#### PROBLEM TO SOLVE
Extract the full listing verbatim and drop any pictures from your copy.

#### COLLECTED DATA
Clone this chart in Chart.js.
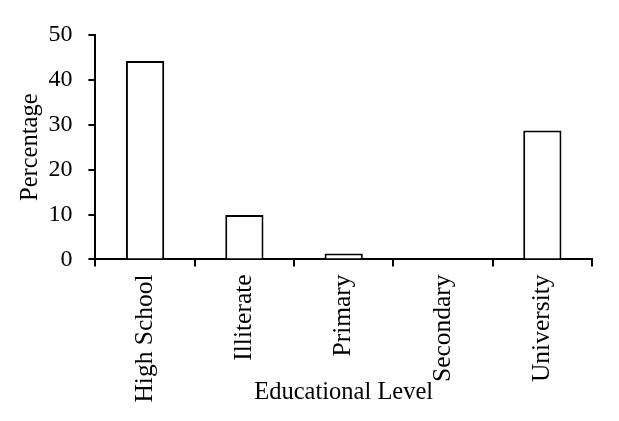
<!DOCTYPE html>
<html>
<head>
<meta charset="utf-8">
<script src="https://cdn.jsdelivr.net/npm/chart.js@4/dist/chart.umd.min.js"></script>
<style>
  html, body { margin: 0; padding: 0; background: #fff; }
  #wrap { width: 619px; height: 421px; }
</style>
</head>
<body>
<div id="wrap"><canvas id="eduChart"></canvas></div>
<script>
  // values
  const levels = ["High School", "Illiterate", "Primary", "Secondary", "University"];
  const percentages = [44.2, 9.9, 1.3, 0.3, 28.7];
  const yTicks = [0, 10, 20, 30, 40, 50];

  const serif = "'Liberation Serif', 'Times New Roman', serif";
  const ink = "#000";

  const ctx = document.getElementById("eduChart").getContext("2d");
  const eduChart = new Chart(ctx, {
    type: "bar",
    data: {
      labels: levels,
      datasets: [
        {
          data: percentages,
          backgroundColor: "#fff",
          borderColor: ink,
          borderWidth: 2,
          // very short bars get a full outline so they still show as a dark sliver
          borderSkipped: (c) => (c.raw < 1 ? false : "start"),
          barPercentage: 0.385,
          categoryPercentage: 1
        }
      ]
    },
    options: {
      responsive: true,
      maintainAspectRatio: false,
      animation: false,
      layout: {
        padding: { left: 10, right: 27, top: 35, bottom: 14 }
      },
      plugins: {
        legend: { display: false },
        tooltip: { enabled: false }
      },
      scales: {
        x: {
          border: { display: true, color: ink, width: 2 },
          grid: {
            offset: true,
            drawOnChartArea: false,
            drawTicks: true,
            tickLength: 7,
            color: ink,
            lineWidth: 2
          },
          ticks: {
            color: ink,
            font: { family: serif, size: 25.5 },
            minRotation: 90,
            maxRotation: 90,
            padding: 8,
            autoSkip: false
          },
          title: {
            display: true,
            text: "Educational Level",
            color: ink,
            font: { family: serif, size: 24.5 },
            padding: { top: -33, bottom: 0 }
          }
        },
        y: {
          min: 0,
          max: 50,
          afterBuildTicks: (scale) => {
            scale.ticks = yTicks.map((v) => ({ value: v }));
          },
          border: { display: true, color: ink, width: 2 },
          grid: {
            drawOnChartArea: false,
            drawTicks: true,
            tickLength: 7,
            color: ink,
            lineWidth: 2
          },
          ticks: {
            color: ink,
            font: { family: serif, size: 24 },
            padding: 16
          },
          title: {
            display: true,
            text: "Percentage",
            color: ink,
            font: { family: serif, size: 24.5 },
            padding: { top: 6, bottom: -13 }
          }
        }
      }
    }
  });
</script>
</body>
</html>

#### EXERCISE SOLUTION
Clone this chart in Chart.js.
<!DOCTYPE html>
<html>
<head>
<meta charset="utf-8">
<script src="https://cdn.jsdelivr.net/npm/chart.js@4/dist/chart.umd.min.js"></script>
<style>
  html, body { margin: 0; padding: 0; background: #fff; }
  #wrap { width: 619px; height: 421px; }
</style>
</head>
<body>
<div id="wrap"><canvas id="eduChart"></canvas></div>
<script>
  // values
  const levels = ["High School", "Illiterate", "Primary", "Secondary", "University"];
  const percentages = [44.2, 9.9, 1.3, 0.3, 28.7];
  const yTicks = [0, 10, 20, 30, 40, 50];

  const serif = "'Liberation Serif', 'Times New Roman', serif";
  const ink = "#000";

  const ctx = document.getElementById("eduChart").getContext("2d");
  const eduChart = new Chart(ctx, {
    type: "bar",
    data: {
      labels: levels,
      datasets: [
        {
          data: percentages,
          backgroundColor: "#fff",
          borderColor: ink,
          borderWidth: 2,
          // very short bars get a full outline so they still show as a dark sliver
          borderSkipped: (c) => (c.raw < 1 ? false : "start"),
          barPercentage: 0.385,
          categoryPercentage: 1
        }
      ]
    },
    options: {
      responsive: true,
      maintainAspectRatio: false,
      animation: false,
      layout: {
        padding: { left: 10, right: 27, top: 35, bottom: 14 }
      },
      plugins: {
        legend: { display: false },
        tooltip: { enabled: false }
      },
      scales: {
        x: {
          border: { display: true, color: ink, width: 2 },
          grid: {
            offset: true,
            drawOnChartArea: false,
            drawTicks: true,
            tickLength: 7,
            color: ink,
            lineWidth: 2
          },
          ticks: {
            color: ink,
            font: { family: serif, size: 25.5 },
            minRotation: 90,
            maxRotation: 90,
            padding: 8,
            autoSkip: false
          },
          title: {
            display: true,
            text: "Educational Level",
            color: ink,
            font: { family: serif, size: 24.5 },
            padding: { top: -33, bottom: 0 }
          }
        },
        y: {
          min: 0,
          max: 50,
          afterBuildTicks: (scale) => {
            scale.ticks = yTicks.map((v) => ({ value: v }));
          },
          border: { display: true, color: ink, width: 2 },
          grid: {
            drawOnChartArea: false,
            drawTicks: true,
            tickLength: 7,
            color: ink,
            lineWidth: 2
          },
          ticks: {
            color: ink,
            font: { family: serif, size: 24 },
            padding: 16
          },
          title: {
            display: true,
            text: "Percentage",
            color: ink,
            font: { family: serif, size: 24.5 },
            padding: { top: 6, bottom: -13 }
          }
        }
      }
    }
  });
</script>
</body>
</html>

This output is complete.